* **Goal**
Restate each line of the listing exactly, without carrying over any pictures.

* **Dataset section**
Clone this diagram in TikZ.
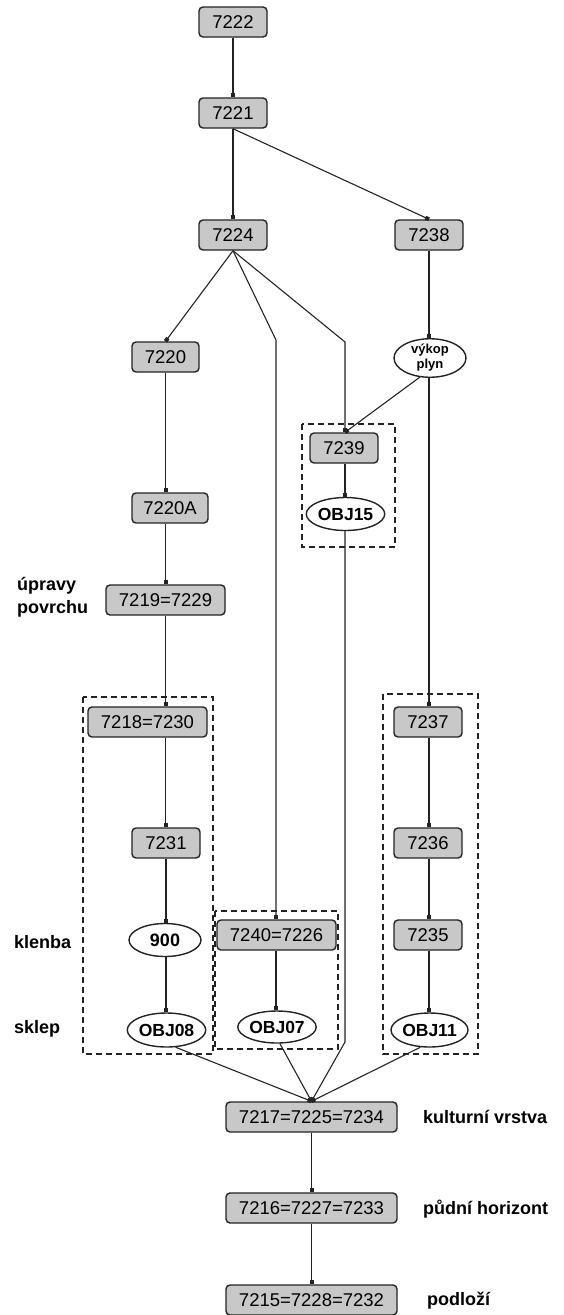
\documentclass[tikz,border=0pt]{standalone}
\usepackage{fontspec}
\setmainfont{Liberation Sans}
\usetikzlibrary{arrows.meta}
\definecolor{boxfill}{RGB}{200,200,200}
\definecolor{ink}{RGB}{35,35,35}
\tikzset{
  layer/.style={draw=ink, line width=1.4pt, fill=boxfill, rounded corners=4pt,
    minimum height=30pt, inner sep=0pt, font=\fontsize{18.5}{20}\selectfont},
  obj/.style={draw=ink, line width=1.4pt, fill=white, ellipse, minimum height=33pt,
    minimum width=73pt, inner sep=0pt, font=\bfseries\fontsize{17.5}{19}\selectfont},
  lbl/.style={anchor=west, inner sep=0pt, font=\bfseries\fontsize{18}{23}\selectfont, align=left},
  edge/.style={draw=ink, line width=1.1pt, -{Square[length=4pt,width=4pt]}},
  cluster/.style={draw=ink, line width=1.4pt, dash pattern=on 6pt off 4pt},
}
\usetikzlibrary{shapes.geometric}
\begin{document}
\begin{tikzpicture}[x=1pt,y=-1pt]
\useasboundingbox (0,0) rectangle (564,1315);
% clusters
\draw[cluster] (302,424) rectangle (395,547);
\draw[cluster] (83,697) rectangle (213,1054);
\draw[cluster] (215,911) rectangle (338,1049);
\draw[cluster] (383,694) rectangle (478,1054);
% nodes
\node[layer, minimum width=68pt] (n7222) at (233,22) {7222};
\node[layer, minimum width=68pt] (n7221) at (233,113) {7221};
\node[layer, minimum width=68pt] (n7224) at (233,235) {7224};
\node[layer, minimum width=68pt] (n7238) at (429,235) {7238};
\node[obj, minimum width=72pt, minimum height=32pt, font=\bfseries\fontsize{13}{15}\selectfont, align=center] (vyk) at (430,358) {výkop\\plyn};
\node[layer, minimum width=67pt] (n7220) at (165.5,357) {7220};
\node[layer, minimum width=76pt] (n7220A) at (170,508) {7220A};
\node[layer, minimum width=119pt] (n7219) at (165.5,600) {7219=7229};
\node[layer, minimum width=68pt] (n7239) at (344,448) {7239};
\node[obj] (obj15) at (345.5,514) {OBJ15};
\node[layer, minimum width=119pt] (n7218) at (147.5,722) {7218=7230};
\node[layer, minimum width=68pt] (n7231) at (166,843) {7231};
\node[obj, minimum width=72pt, font=\bfseries\fontsize{18}{20}\selectfont] (n900) at (165,940) {900};
\node[obj, minimum height=34pt] (obj08) at (166.5,1030) {OBJ08};
\node[layer, minimum width=119pt] (n7240) at (276.5,935) {7240=7226};
\node[obj, minimum height=32pt, minimum width=74pt] (obj07) at (277,1027) {OBJ07};
\node[layer, minimum width=68pt] (n7237) at (428,722) {7237};
\node[layer, minimum width=68pt] (n7236) at (428,843) {7236};
\node[layer, minimum width=68pt] (n7235) at (428,935) {7235};
\node[obj, minimum height=34pt, minimum width=75pt] (obj11) at (429.5,1030) {OBJ11};
\node[layer, minimum width=171pt] (n7217) at (311.5,1117) {7217=7225=7234};
\node[layer, minimum width=171pt] (n7216) at (311.5,1208) {7216=7227=7233};
\node[layer, minimum width=171pt] (n7215) at (311.5,1300) {7215=7228=7232};
% labels
\node[lbl] (l1) at (17,597) {úpravy\\povrchu};
\node[lbl] (l2) at (14,942) {klenba};
\node[lbl] (l3) at (14,1029) {sklep};
\node[lbl] (l4) at (423,1117) {kulturní vrstva};
\node[lbl] (l5) at (423,1209) {půdní horizont};
\node[lbl] (l6) at (427,1301) {podloží};
% bend coordinates
\coordinate (b40) at (276,340);
\coordinate (b39) at (345,342);
\coordinate (b15) at (345,1042);
% edges
\draw[edge] (n7222) -- (n7221);
\draw[edge] (n7221) -- (n7224);
\draw[edge] (n7221.south) -- (n7238.north);
\draw[edge] (n7224.south) -- (n7220.north);
\draw[edge] (n7224.south) -- (b40) -- (b40 |- n7240.north);
\draw[edge] (n7224.south) -- (b39) -- (b39 |- n7239.north);
\draw[edge] (n7238.south) -- (n7238.south |- vyk.north);
\draw[edge] (vyk.-118) -- (b39 |- n7239.north);
\draw[edge] (n7238.south |- vyk.south) -- (n7238.south |- n7237.north);
\draw[edge] (n7220.south) -- (n7220.south |- n7220A.north);
\draw[edge] (n7220.south |- n7220A.south) -- (n7220.south |- n7219.north);
\draw[edge] (n7220.south |- n7219.south) -- (n7220.south |- n7218.north);
\draw[edge] (n7220.south |- n7218.south) -- (n7220.south |- n7231.north);
\draw[edge] (n7231.south) -- (n7231.south |- n900.north);
\draw[edge] (n7231.south |- n900.south) -- (n7231.south |- obj08.north);
\draw[edge] (b39 |- n7239.south) -- (b39 |- obj15.north);
\draw[edge] (b40 |- n7240.south) -- (b40 |- obj07.north);
\draw[edge] (n7238.south |- n7237.south) -- (n7238.south |- n7236.north);
\draw[edge] (n7238.south |- n7236.south) -- (n7238.south |- n7235.north);
\draw[edge] (n7238.south |- n7235.south) -- (n7238.south |- obj11.north);
\draw[edge] (obj08.-62) -- (n7217.north);
\draw[edge] (obj07.-80) -- (n7217.north);
\draw[edge] (b39 |- obj15.south) -- (b15) -- (n7217.north);
\draw[edge] (obj11.-118) -- (n7217.north);
\draw[edge] (n7217) -- (n7216);
\draw[edge] (n7216) -- (n7215);
\end{tikzpicture}
\end{document}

* **The answer**
Clone this diagram in TikZ.
\documentclass[tikz,border=0pt]{standalone}
\usepackage{fontspec}
\setmainfont{Liberation Sans}
\usetikzlibrary{arrows.meta}
\definecolor{boxfill}{RGB}{200,200,200}
\definecolor{ink}{RGB}{35,35,35}
\tikzset{
  layer/.style={draw=ink, line width=1.4pt, fill=boxfill, rounded corners=4pt,
    minimum height=30pt, inner sep=0pt, font=\fontsize{18.5}{20}\selectfont},
  obj/.style={draw=ink, line width=1.4pt, fill=white, ellipse, minimum height=33pt,
    minimum width=73pt, inner sep=0pt, font=\bfseries\fontsize{17.5}{19}\selectfont},
  lbl/.style={anchor=west, inner sep=0pt, font=\bfseries\fontsize{18}{23}\selectfont, align=left},
  edge/.style={draw=ink, line width=1.1pt, -{Square[length=4pt,width=4pt]}},
  cluster/.style={draw=ink, line width=1.4pt, dash pattern=on 6pt off 4pt},
}
\usetikzlibrary{shapes.geometric}
\begin{document}
\begin{tikzpicture}[x=1pt,y=-1pt]
\useasboundingbox (0,0) rectangle (564,1315);
% clusters
\draw[cluster] (302,424) rectangle (395,547);
\draw[cluster] (83,697) rectangle (213,1054);
\draw[cluster] (215,911) rectangle (338,1049);
\draw[cluster] (383,694) rectangle (478,1054);
% nodes
\node[layer, minimum width=68pt] (n7222) at (233,22) {7222};
\node[layer, minimum width=68pt] (n7221) at (233,113) {7221};
\node[layer, minimum width=68pt] (n7224) at (233,235) {7224};
\node[layer, minimum width=68pt] (n7238) at (429,235) {7238};
\node[obj, minimum width=72pt, minimum height=32pt, font=\bfseries\fontsize{13}{15}\selectfont, align=center] (vyk) at (430,358) {výkop\\plyn};
\node[layer, minimum width=67pt] (n7220) at (165.5,357) {7220};
\node[layer, minimum width=76pt] (n7220A) at (170,508) {7220A};
\node[layer, minimum width=119pt] (n7219) at (165.5,600) {7219=7229};
\node[layer, minimum width=68pt] (n7239) at (344,448) {7239};
\node[obj] (obj15) at (345.5,514) {OBJ15};
\node[layer, minimum width=119pt] (n7218) at (147.5,722) {7218=7230};
\node[layer, minimum width=68pt] (n7231) at (166,843) {7231};
\node[obj, minimum width=72pt, font=\bfseries\fontsize{18}{20}\selectfont] (n900) at (165,940) {900};
\node[obj, minimum height=34pt] (obj08) at (166.5,1030) {OBJ08};
\node[layer, minimum width=119pt] (n7240) at (276.5,935) {7240=7226};
\node[obj, minimum height=32pt, minimum width=74pt] (obj07) at (277,1027) {OBJ07};
\node[layer, minimum width=68pt] (n7237) at (428,722) {7237};
\node[layer, minimum width=68pt] (n7236) at (428,843) {7236};
\node[layer, minimum width=68pt] (n7235) at (428,935) {7235};
\node[obj, minimum height=34pt, minimum width=75pt] (obj11) at (429.5,1030) {OBJ11};
\node[layer, minimum width=171pt] (n7217) at (311.5,1117) {7217=7225=7234};
\node[layer, minimum width=171pt] (n7216) at (311.5,1208) {7216=7227=7233};
\node[layer, minimum width=171pt] (n7215) at (311.5,1300) {7215=7228=7232};
% labels
\node[lbl] (l1) at (17,597) {úpravy\\povrchu};
\node[lbl] (l2) at (14,942) {klenba};
\node[lbl] (l3) at (14,1029) {sklep};
\node[lbl] (l4) at (423,1117) {kulturní vrstva};
\node[lbl] (l5) at (423,1209) {půdní horizont};
\node[lbl] (l6) at (427,1301) {podloží};
% bend coordinates
\coordinate (b40) at (276,340);
\coordinate (b39) at (345,342);
\coordinate (b15) at (345,1042);
% edges
\draw[edge] (n7222) -- (n7221);
\draw[edge] (n7221) -- (n7224);
\draw[edge] (n7221.south) -- (n7238.north);
\draw[edge] (n7224.south) -- (n7220.north);
\draw[edge] (n7224.south) -- (b40) -- (b40 |- n7240.north);
\draw[edge] (n7224.south) -- (b39) -- (b39 |- n7239.north);
\draw[edge] (n7238.south) -- (n7238.south |- vyk.north);
\draw[edge] (vyk.-118) -- (b39 |- n7239.north);
\draw[edge] (n7238.south |- vyk.south) -- (n7238.south |- n7237.north);
\draw[edge] (n7220.south) -- (n7220.south |- n7220A.north);
\draw[edge] (n7220.south |- n7220A.south) -- (n7220.south |- n7219.north);
\draw[edge] (n7220.south |- n7219.south) -- (n7220.south |- n7218.north);
\draw[edge] (n7220.south |- n7218.south) -- (n7220.south |- n7231.north);
\draw[edge] (n7231.south) -- (n7231.south |- n900.north);
\draw[edge] (n7231.south |- n900.south) -- (n7231.south |- obj08.north);
\draw[edge] (b39 |- n7239.south) -- (b39 |- obj15.north);
\draw[edge] (b40 |- n7240.south) -- (b40 |- obj07.north);
\draw[edge] (n7238.south |- n7237.south) -- (n7238.south |- n7236.north);
\draw[edge] (n7238.south |- n7236.south) -- (n7238.south |- n7235.north);
\draw[edge] (n7238.south |- n7235.south) -- (n7238.south |- obj11.north);
\draw[edge] (obj08.-62) -- (n7217.north);
\draw[edge] (obj07.-80) -- (n7217.north);
\draw[edge] (b39 |- obj15.south) -- (b15) -- (n7217.north);
\draw[edge] (obj11.-118) -- (n7217.north);
\draw[edge] (n7217) -- (n7216);
\draw[edge] (n7216) -- (n7215);
\end{tikzpicture}
\end{document}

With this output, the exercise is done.